Work instructions. Only the lines from the top of the listing below to the line that has "fig = go.Figure()" should be echoed, with both ends kept and pictures left out.

Material shown.

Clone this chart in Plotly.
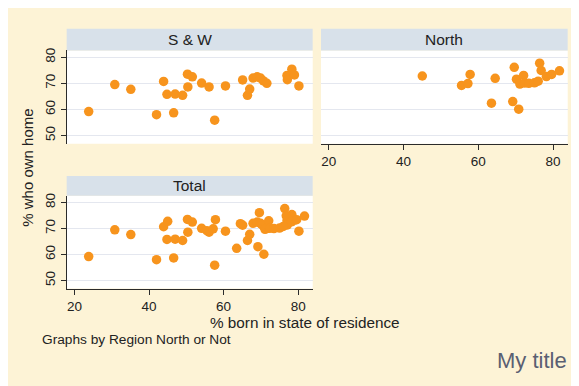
import plotly.graph_objects as go

# the page has an 8px body margin; the figure is window-sized and runs past the edges
W, H = 579, 386
OFF = 8

# % born in state of residence / % who own home, by region
sw_born = [23.8, 30.8, 35.1, 42.0, 43.9, 44.8, 46.6, 47.0, 49.0, 50.3, 50.4, 51.6, 54.1, 56.1, 57.6,
           60.5, 65.1, 66.4, 67.0, 67.9, 69.0, 69.9, 70.7, 71.6, 77.0, 77.1, 78.3, 79.0, 80.2]
sw_own = [59.2, 69.5, 67.7, 58.0, 70.7, 65.8, 58.7, 65.9, 65.4, 73.5, 68.6, 72.5, 70.1, 68.6, 55.9,
          69.0, 71.3, 65.4, 67.8, 72.0, 72.5, 72.0, 70.9, 70.0, 73.0, 71.4, 75.4, 73.2, 69.0]

north_born = [45.0, 55.5, 57.2, 57.8, 63.5, 64.5, 69.2, 69.6, 70.8, 70.2, 71.1, 72.1, 72.4, 73.5,
              75.0, 76.0, 76.4, 76.8, 78.2, 79.6, 81.7]
north_own = [72.8, 69.2, 69.9, 73.4, 62.4, 71.9, 63.0, 76.1, 60.1, 71.6, 69.7, 73.0, 70.1, 70.0,
             70.2, 70.8, 77.7, 74.9, 72.6, 73.4, 74.8]

panels = ["S & W", "North", "Total"]
x_ticks = [20, 40, 60, 80]
y_ticks = [50, 60, 70, 80]

CREAM = "#fdf3d6"
STRIP = "#d8e1ea"
ORANGE = "#f7941d"
GRID = "#e4e7ef"
AXIS = "#2b2b2b"
FONT = "Liberation Sans, Arial, sans-serif"


def px(x):
    return (x - OFF) / W


def py(y):
    return 1 - (y - OFF) / H


# window-pixel boxes of the plot regions (left, top, right, bottom)
boxes = [(66.7, 47.7, 312.7, 141.7), (321.0, 47.7, 567.7, 141.7), (66.7, 194.3, 312.7, 287.7)]
strips = [(66.7, 26.0, 312.7, 47.7), (321.0, 26.0, 567.7, 47.7), (66.7, 174.3, 312.7, 194.3)]

fig = go.Figure()

series = [(sw_born, sw_own), (north_born, north_own), (sw_born + north_born, sw_own + north_own)]
for i, (xs, ys) in enumerate(series):
    sfx = "" if i == 0 else str(i + 1)
    fig.add_trace(go.Scatter(x=xs, y=ys, mode="markers", xaxis="x" + sfx, yaxis="y" + sfx,
                             marker=dict(size=9.5, color=ORANGE), showlegend=False,
                             hoverinfo="x+y"))

shapes = []
annotations = []
for i, (b, s) in enumerate(zip(boxes, strips)):
    shapes.append(dict(type="rect", xref="paper", yref="paper", x0=px(b[0]), x1=px(b[2]),
                       y0=py(b[3]), y1=py(b[1]), fillcolor="white", line_width=0, layer="below"))
    shapes.append(dict(type="rect", xref="paper", yref="paper", x0=px(s[0]), x1=px(s[2]),
                       y0=py(s[3]), y1=py(s[1]), fillcolor=STRIP, line_width=0, layer="below"))
    annotations.append(dict(text=panels[i], xref="paper", yref="paper", x=px((s[0] + s[2]) / 2),
                            y=py((s[1] + s[3]) / 2), showarrow=False, xanchor="center",
                            yanchor="middle", font=dict(size=15.5, color="#222")))

annotations += [
    dict(text="% who own home", xref="paper", yref="paper", x=px(28), y=py(166), textangle=-90,
         showarrow=False, xanchor="center", yanchor="middle", font=dict(size=15, color="#222")),
    dict(text="% born in state of residence", xref="paper", yref="paper", x=px(305), y=py(322),
         showarrow=False, xanchor="center", yanchor="middle", font=dict(size=15.3, color="#222")),
    dict(text="Graphs by Region North or Not", xref="paper", yref="paper", x=px(40), y=py(339),
         showarrow=False, xanchor="left", yanchor="middle", font=dict(size=13.7, color="#222")),
    dict(text="My title", xref="paper", yref="paper", x=px(569), y=py(360),
         showarrow=False, xanchor="right", yanchor="middle", font=dict(size=22, color="#5a5f72")),
]

layout = dict(width=W, height=H, margin=dict(l=0, r=0, t=0, b=0), paper_bgcolor=CREAM,
              plot_bgcolor="rgba(0,0,0,0)", font=dict(family=FONT, size=13, color="#222"),
              shapes=shapes, annotations=annotations, showlegend=False)

for i, b in enumerate(boxes):
    sfx = "" if i == 0 else str(i + 1)
    show_x = i > 0
    show_y = i != 1
    layout["xaxis" + sfx] = dict(domain=[px(b[0]), px(b[2])], range=[17.9, 83.9],
                                 anchor="y" + sfx, showgrid=False, zeroline=False,
                                 tickvals=x_ticks, showticklabels=show_x,
                                 ticks="outside" if show_x else "", ticklen=5, tickcolor=AXIS,
                                 showline=show_x, linecolor=AXIS, linewidth=1,
                                 tickfont=dict(size=13.5))
    layout["yaxis" + sfx] = dict(domain=[py(b[3]), py(b[1])], range=[46.9, 82.6],
                                 anchor="x" + sfx, showgrid=True, gridcolor=GRID, gridwidth=1.2,
                                 zeroline=False, tickvals=y_ticks, showticklabels=show_y,
                                 ticks="outside" if show_y else "", ticklen=5, tickcolor=AXIS,
                                 showline=show_y, linecolor=AXIS, linewidth=1, tickangle=-90,
                                 tickfont=dict(size=13.5))

fig.update_layout(**layout)
fig.write_html("out.html")
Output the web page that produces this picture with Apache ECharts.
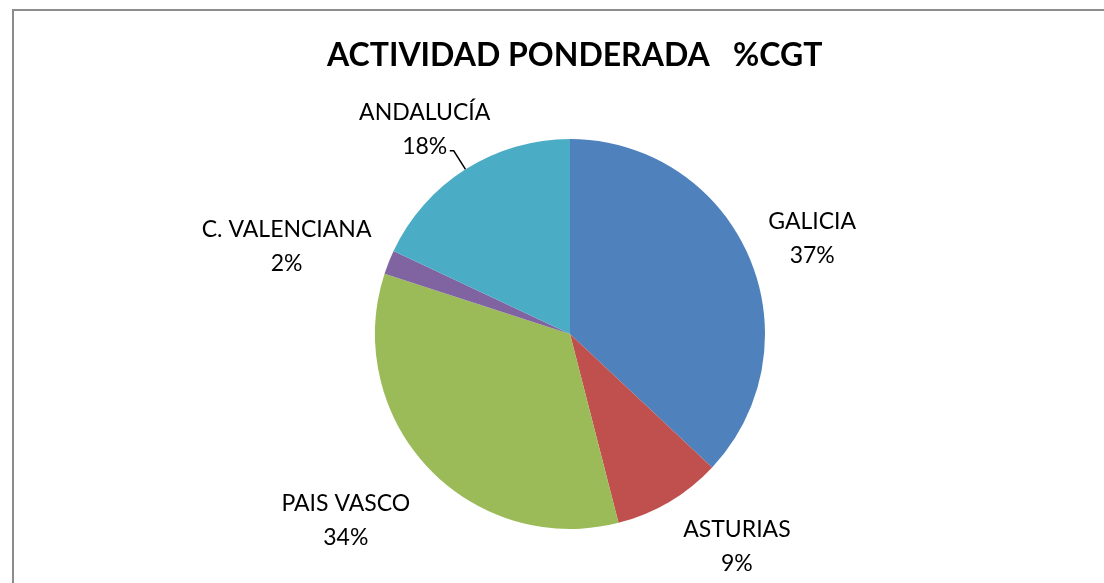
<!DOCTYPE html>
<html>
<head>
<meta charset="utf-8">
<script src="https://cdn.jsdelivr.net/npm/echarts@6/dist/echarts.min.js"></script>
<style>
  html, body { margin: 0; padding: 0; background: #fff; }
  #chart { width: 1104px; height: 583px; }
</style>
</head>
<body>
<div id="chart"></div>
<script>
// datos
var regiones = ["GALICIA", "ASTURIAS", "PAIS VASCO", "C. VALENCIANA", "ANDALUCÍA"];
var porcentajes = [37, 9, 34, 2, 18];
var colores = ["#4F81BD", "#C0504D", "#9BBB59", "#8064A2", "#4BACC6"];
var titulo = "ACTIVIDAD PONDERADA   %CGT";

// ajuste fino de las etiquetas (px); la ultima usa linea guia
var desplaza = [[-6, 10], [27, -16], [-26, 5], [-32, 10], null];

var chart = echarts.init(document.getElementById("chart"));

chart.setOption({
  animation: false,
  backgroundColor: "#fff",
  title: {
    text: titulo,
    left: 322,
    top: 35,
    textStyle: { fontFamily: "Lato", fontWeight: "bold", fontSize: 32, color: "#000" }
  },
  graphic: [{
    type: "polyline",
    shape: { points: [[13, 583], [13, 10], [1104, 10]] },
    style: { stroke: "#8c8c8c", lineWidth: 2, fill: null }
  }],
  series: [{
    type: "pie",
    center: [570, 334],
    radius: 195,
    startAngle: 90,
    clockwise: true,
    avoidLabelOverlap: false,
    data: regiones.map(function (r, i) {
      var item = {
        name: r,
        value: porcentajes[i],
        itemStyle: { color: colores[i] },
        labelLine: { show: false }
      };
      if (!desplaza[i]) {
        item.labelLine = { show: true, length: 22, length2: 4 };
        item.label = {
          formatter: "{n|{b}}\n{n|{c}%}",
          distanceToLabelLine: 3,
          rich: { n: { width: 44, align: "center", fontFamily: "Lato", fontSize: 23, lineHeight: 34, color: "#000" } }
        };
      }
      return item;
    }),
    label: {
      position: "outside",
      formatter: "{b}\n{c}%",
      fontFamily: "Lato",
      fontSize: 23,
      lineHeight: 34,
      color: "#000",
      align: "center"
    },
    labelLine: {
      length: 70,
      length2: 0,
      lineStyle: { color: "#000", width: 1.5 }
    },
    labelLayout: function (p) {
      var d = desplaza[p.dataIndex];
      if (!d) return { dy: -21 };
      return { align: "center", verticalAlign: "middle", dx: d[0], dy: d[1] };
    },
    emphasis: { disabled: true }
  }]
});
</script>
</body>
</html>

Exercise output.
Clone this chart in Plotly.
import plotly.graph_objects as go

# the page has an 8px body margin; the figure is window-sized and runs past the edges
W, H = 579, 386
OFF = 8

# % born in state of residence / % who own home, by region
sw_born = [23.8, 30.8, 35.1, 42.0, 43.9, 44.8, 46.6, 47.0, 49.0, 50.3, 50.4, 51.6, 54.1, 56.1, 57.6,
           60.5, 65.1, 66.4, 67.0, 67.9, 69.0, 69.9, 70.7, 71.6, 77.0, 77.1, 78.3, 79.0, 80.2]
sw_own = [59.2, 69.5, 67.7, 58.0, 70.7, 65.8, 58.7, 65.9, 65.4, 73.5, 68.6, 72.5, 70.1, 68.6, 55.9,
          69.0, 71.3, 65.4, 67.8, 72.0, 72.5, 72.0, 70.9, 70.0, 73.0, 71.4, 75.4, 73.2, 69.0]

north_born = [45.0, 55.5, 57.2, 57.8, 63.5, 64.5, 69.2, 69.6, 70.8, 70.2, 71.1, 72.1, 72.4, 73.5,
              75.0, 76.0, 76.4, 76.8, 78.2, 79.6, 81.7]
north_own = [72.8, 69.2, 69.9, 73.4, 62.4, 71.9, 63.0, 76.1, 60.1, 71.6, 69.7, 73.0, 70.1, 70.0,
             70.2, 70.8, 77.7, 74.9, 72.6, 73.4, 74.8]

panels = ["S & W", "North", "Total"]
x_ticks = [20, 40, 60, 80]
y_ticks = [50, 60, 70, 80]

CREAM = "#fdf3d6"
STRIP = "#d8e1ea"
ORANGE = "#f7941d"
GRID = "#e4e7ef"
AXIS = "#2b2b2b"
FONT = "Liberation Sans, Arial, sans-serif"


def px(x):
    return (x - OFF) / W


def py(y):
    return 1 - (y - OFF) / H


# window-pixel boxes of the plot regions (left, top, right, bottom)
boxes = [(66.7, 47.7, 312.7, 141.7), (321.0, 47.7, 567.7, 141.7), (66.7, 194.3, 312.7, 287.7)]
strips = [(66.7, 26.0, 312.7, 47.7), (321.0, 26.0, 567.7, 47.7), (66.7, 174.3, 312.7, 194.3)]

fig = go.Figure()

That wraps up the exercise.